Each line of the listing must be transcribed exactly, except for the images, which should be excluded.

**SOURCE EXCERPT**

################

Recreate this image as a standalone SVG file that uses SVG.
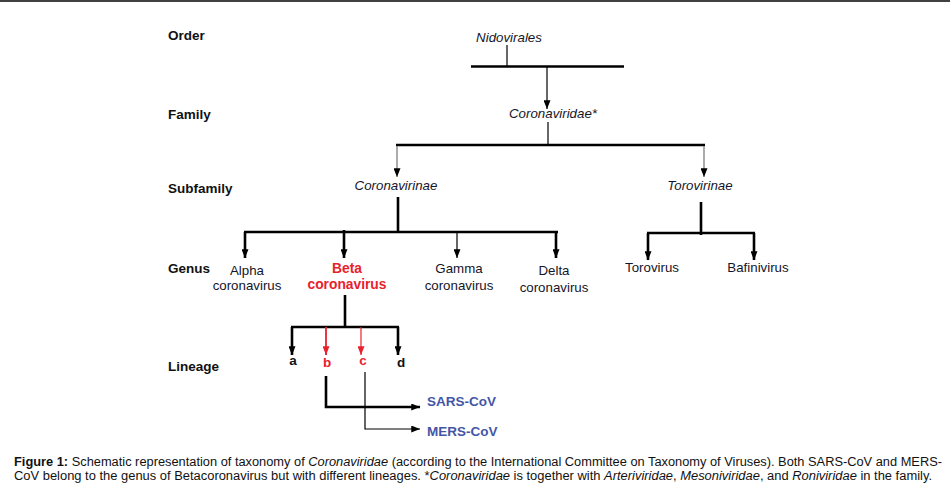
<svg xmlns="http://www.w3.org/2000/svg" width="950" height="498" viewBox="0 0 950 498">
<style>
.lbl{font-family:"Liberation Sans",Arial,sans-serif;font-size:13.5px;font-weight:bold;fill:#111}
.tx{font-family:"Liberation Sans",Arial,sans-serif;font-size:13.3px;fill:#15152a;text-anchor:middle}
.it{font-style:italic}
.red{fill:#e8222c;font-weight:bold;font-size:13.8px}
.lin{font-family:"Liberation Sans",Arial,sans-serif;font-size:13.5px;font-weight:bold;text-anchor:middle;fill:#111}
.cov{font-family:"Liberation Sans",Arial,sans-serif;font-size:13.5px;font-weight:bold;fill:#4356a6}
.cap{font-family:"Liberation Sans",Arial,sans-serif;font-size:12.5px;fill:#111}
.thick{stroke:#000;stroke-width:2.6;fill:none}
.thin{stroke:#000;stroke-width:1.2;fill:none}
.gray{stroke:#888;stroke-width:1.4;fill:none}
</style>
<defs>
<marker id="ah" viewBox="0 0 10 8" refX="10" refY="4" markerWidth="10" markerHeight="7" markerUnits="userSpaceOnUse" orient="auto"><path d="M0,0 L10,4 L0,8 z" fill="#000"/></marker>
<marker id="ahr" viewBox="0 0 10 8" refX="10" refY="4" markerWidth="10" markerHeight="7" markerUnits="userSpaceOnUse" orient="auto"><path d="M0,0 L10,4 L0,8 z" fill="#e8222c"/></marker>
</defs>
<rect width="950" height="498" fill="#fff"/>
<line x1="0" y1="1" x2="950" y2="1" stroke="#000" stroke-width="1.5"/>

<g id="rank-labels">
<text class="lbl" x="168" y="40">Order</text>
<text class="lbl" x="168" y="119">Family</text>
<text class="lbl" x="168" y="193">Subfamily</text>
<text class="lbl" x="168" y="273">Genus</text>
<text class="lbl" x="168" y="371">Lineage</text>
</g>

<g id="connectors">
<line class="thin" x1="507" y1="45" x2="507" y2="66"/>
<line class="thick" x1="471" y1="66.5" x2="624" y2="66.5"/>
<line class="thin" x1="547" y1="67" x2="547" y2="109" marker-end="url(#ah)"/>
<line class="thin" x1="548" y1="122" x2="548" y2="145"/>
<line class="thick" x1="396" y1="145" x2="705" y2="145"/>
<line class="gray" x1="397" y1="146" x2="397" y2="177" marker-end="url(#ah)"/>
<line class="gray" x1="704" y1="146" x2="704" y2="177" marker-end="url(#ah)"/>
<line class="thick" x1="398" y1="197" x2="398" y2="232"/>
<line class="thick" x1="244" y1="232" x2="558" y2="232"/>
<line class="thick" x1="245" y1="232" x2="245" y2="258" marker-end="url(#ah)"/>
<line class="thick" x1="344" y1="230" x2="344" y2="258" marker-end="url(#ah)"/>
<line class="thin" x1="457" y1="232" x2="457" y2="258" marker-end="url(#ah)"/>
<line class="thick" x1="556" y1="232" x2="556" y2="258" marker-end="url(#ah)"/>
<line class="thick" x1="701" y1="202" x2="701" y2="235"/>
<line class="thick" x1="647" y1="233" x2="755" y2="233"/>
<line class="thick" x1="648" y1="233" x2="648" y2="260" marker-end="url(#ah)"/>
<line class="thick" x1="754" y1="233" x2="754" y2="260" marker-end="url(#ah)"/>
<line class="thick" x1="345" y1="295" x2="345" y2="327"/>
<line class="thick" x1="291" y1="327" x2="399" y2="327"/>
<line class="thick" x1="292" y1="327" x2="292" y2="355" marker-end="url(#ah)"/>
<line x1="326" y1="327" x2="326" y2="355" stroke="#e8222c" stroke-width="1.8" marker-end="url(#ahr)"/>
<line x1="361" y1="327" x2="361" y2="355" stroke="#e8222c" stroke-width="1.2" marker-end="url(#ahr)"/>
<line class="thick" x1="398" y1="327" x2="398" y2="355" marker-end="url(#ah)"/>
<path class="thick" d="M326,376 V407 H420" marker-end="url(#ah)"/>
<path class="thin" d="M365,372 V429 H420" marker-end="url(#ah)"/>
</g>

<g id="n-nidovirales"><text class="tx it" x="509" y="42">Nidovirales</text></g>
<g id="n-coronaviridae"><text class="tx it" x="553" y="118">Coronaviridae*</text></g>
<g id="n-coronavirinae"><text class="tx it" x="396" y="190">Coronavirinae</text></g>
<g id="n-torovirinae"><text class="tx it" x="700" y="190">Torovirinae</text></g>
<g id="n-alpha"><text class="tx" x="247" y="275">Alpha</text><text class="tx" x="247" y="290">coronavirus</text></g>
<g id="n-beta"><text class="tx red" x="347" y="273">Beta</text><text class="tx red" x="347" y="289">coronavirus</text></g>
<g id="n-gamma"><text class="tx" x="459" y="273">Gamma</text><text class="tx" x="459" y="290">coronavirus</text></g>
<g id="n-delta"><text class="tx" x="554" y="275">Delta</text><text class="tx" x="554" y="292">coronavirus</text></g>
<g id="n-torovirus"><text class="tx" x="652" y="272">Torovirus</text></g>
<g id="n-bafinivirus"><text class="tx" x="758" y="272">Bafinivirus</text></g>
<g id="n-a"><text class="lin" x="293" y="365">a</text></g>
<g id="n-b"><text class="lin" x="327" y="367" style="fill:#e8222c">b</text></g>
<g id="n-c"><text class="lin" x="363" y="365" style="fill:#e8222c">c</text></g>
<g id="n-d"><text class="lin" x="401" y="367">d</text></g>
<g id="n-sars"><text class="cov" x="427" y="406">SARS-CoV</text></g>
<g id="n-mers"><text class="cov" x="427" y="436">MERS-CoV</text></g>

<g id="caption">
<text class="cap" x="14" y="466" textLength="928" lengthAdjust="spacingAndGlyphs"><tspan font-weight="bold">Figure 1:</tspan> Schematic representation of taxonomy of <tspan font-style="italic">Coronaviridae</tspan> (according to the International Committee on Taxonomy of Viruses). Both SARS-CoV and MERS-</text>
<text class="cap" x="14" y="480" textLength="918" lengthAdjust="spacingAndGlyphs">CoV belong to the genus of Betacoronavirus but with different lineages. *<tspan font-style="italic">Coronaviridae</tspan> is together with <tspan font-style="italic">Arteriviridae</tspan>, <tspan font-style="italic">Mesoniviridae</tspan>, and <tspan font-style="italic">Roniviridae</tspan> in the family.</text>
</g>
</svg>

################

**SOLVED EXERCISE**
Recreate this image as a standalone SVG file that uses SVG.
<svg xmlns="http://www.w3.org/2000/svg" width="950" height="498" viewBox="0 0 950 498">
<style>
.lbl{font-family:"Liberation Sans",Arial,sans-serif;font-size:13.5px;font-weight:bold;fill:#111}
.tx{font-family:"Liberation Sans",Arial,sans-serif;font-size:13.3px;fill:#15152a;text-anchor:middle}
.it{font-style:italic}
.red{fill:#e8222c;font-weight:bold;font-size:13.8px}
.lin{font-family:"Liberation Sans",Arial,sans-serif;font-size:13.5px;font-weight:bold;text-anchor:middle;fill:#111}
.cov{font-family:"Liberation Sans",Arial,sans-serif;font-size:13.5px;font-weight:bold;fill:#4356a6}
.cap{font-family:"Liberation Sans",Arial,sans-serif;font-size:12.5px;fill:#111}
.thick{stroke:#000;stroke-width:2.6;fill:none}
.thin{stroke:#000;stroke-width:1.2;fill:none}
.gray{stroke:#888;stroke-width:1.4;fill:none}
</style>
<defs>
<marker id="ah" viewBox="0 0 10 8" refX="10" refY="4" markerWidth="10" markerHeight="7" markerUnits="userSpaceOnUse" orient="auto"><path d="M0,0 L10,4 L0,8 z" fill="#000"/></marker>
<marker id="ahr" viewBox="0 0 10 8" refX="10" refY="4" markerWidth="10" markerHeight="7" markerUnits="userSpaceOnUse" orient="auto"><path d="M0,0 L10,4 L0,8 z" fill="#e8222c"/></marker>
</defs>
<rect width="950" height="498" fill="#fff"/>
<line x1="0" y1="1" x2="950" y2="1" stroke="#000" stroke-width="1.5"/>

<g id="rank-labels">
<text class="lbl" x="168" y="40">Order</text>
<text class="lbl" x="168" y="119">Family</text>
<text class="lbl" x="168" y="193">Subfamily</text>
<text class="lbl" x="168" y="273">Genus</text>
<text class="lbl" x="168" y="371">Lineage</text>
</g>

<g id="connectors">
<line class="thin" x1="507" y1="45" x2="507" y2="66"/>
<line class="thick" x1="471" y1="66.5" x2="624" y2="66.5"/>
<line class="thin" x1="547" y1="67" x2="547" y2="109" marker-end="url(#ah)"/>
<line class="thin" x1="548" y1="122" x2="548" y2="145"/>
<line class="thick" x1="396" y1="145" x2="705" y2="145"/>
<line class="gray" x1="397" y1="146" x2="397" y2="177" marker-end="url(#ah)"/>
<line class="gray" x1="704" y1="146" x2="704" y2="177" marker-end="url(#ah)"/>
<line class="thick" x1="398" y1="197" x2="398" y2="232"/>
<line class="thick" x1="244" y1="232" x2="558" y2="232"/>
<line class="thick" x1="245" y1="232" x2="245" y2="258" marker-end="url(#ah)"/>
<line class="thick" x1="344" y1="230" x2="344" y2="258" marker-end="url(#ah)"/>
<line class="thin" x1="457" y1="232" x2="457" y2="258" marker-end="url(#ah)"/>
<line class="thick" x1="556" y1="232" x2="556" y2="258" marker-end="url(#ah)"/>
<line class="thick" x1="701" y1="202" x2="701" y2="235"/>
<line class="thick" x1="647" y1="233" x2="755" y2="233"/>
<line class="thick" x1="648" y1="233" x2="648" y2="260" marker-end="url(#ah)"/>
<line class="thick" x1="754" y1="233" x2="754" y2="260" marker-end="url(#ah)"/>
<line class="thick" x1="345" y1="295" x2="345" y2="327"/>
<line class="thick" x1="291" y1="327" x2="399" y2="327"/>
<line class="thick" x1="292" y1="327" x2="292" y2="355" marker-end="url(#ah)"/>
<line x1="326" y1="327" x2="326" y2="355" stroke="#e8222c" stroke-width="1.8" marker-end="url(#ahr)"/>
<line x1="361" y1="327" x2="361" y2="355" stroke="#e8222c" stroke-width="1.2" marker-end="url(#ahr)"/>
<line class="thick" x1="398" y1="327" x2="398" y2="355" marker-end="url(#ah)"/>
<path class="thick" d="M326,376 V407 H420" marker-end="url(#ah)"/>
<path class="thin" d="M365,372 V429 H420" marker-end="url(#ah)"/>
</g>

<g id="n-nidovirales"><text class="tx it" x="509" y="42">Nidovirales</text></g>
<g id="n-coronaviridae"><text class="tx it" x="553" y="118">Coronaviridae*</text></g>
<g id="n-coronavirinae"><text class="tx it" x="396" y="190">Coronavirinae</text></g>
<g id="n-torovirinae"><text class="tx it" x="700" y="190">Torovirinae</text></g>
<g id="n-alpha"><text class="tx" x="247" y="275">Alpha</text><text class="tx" x="247" y="290">coronavirus</text></g>
<g id="n-beta"><text class="tx red" x="347" y="273">Beta</text><text class="tx red" x="347" y="289">coronavirus</text></g>
<g id="n-gamma"><text class="tx" x="459" y="273">Gamma</text><text class="tx" x="459" y="290">coronavirus</text></g>
<g id="n-delta"><text class="tx" x="554" y="275">Delta</text><text class="tx" x="554" y="292">coronavirus</text></g>
<g id="n-torovirus"><text class="tx" x="652" y="272">Torovirus</text></g>
<g id="n-bafinivirus"><text class="tx" x="758" y="272">Bafinivirus</text></g>
<g id="n-a"><text class="lin" x="293" y="365">a</text></g>
<g id="n-b"><text class="lin" x="327" y="367" style="fill:#e8222c">b</text></g>
<g id="n-c"><text class="lin" x="363" y="365" style="fill:#e8222c">c</text></g>
<g id="n-d"><text class="lin" x="401" y="367">d</text></g>
<g id="n-sars"><text class="cov" x="427" y="406">SARS-CoV</text></g>
<g id="n-mers"><text class="cov" x="427" y="436">MERS-CoV</text></g>

<g id="caption">
<text class="cap" x="14" y="466" textLength="928" lengthAdjust="spacingAndGlyphs"><tspan font-weight="bold">Figure 1:</tspan> Schematic representation of taxonomy of <tspan font-style="italic">Coronaviridae</tspan> (according to the International Committee on Taxonomy of Viruses). Both SARS-CoV and MERS-</text>
<text class="cap" x="14" y="480" textLength="918" lengthAdjust="spacingAndGlyphs">CoV belong to the genus of Betacoronavirus but with different lineages. *<tspan font-style="italic">Coronaviridae</tspan> is together with <tspan font-style="italic">Arteriviridae</tspan>, <tspan font-style="italic">Mesoniviridae</tspan>, and <tspan font-style="italic">Roniviridae</tspan> in the family.</text>
</g>
</svg>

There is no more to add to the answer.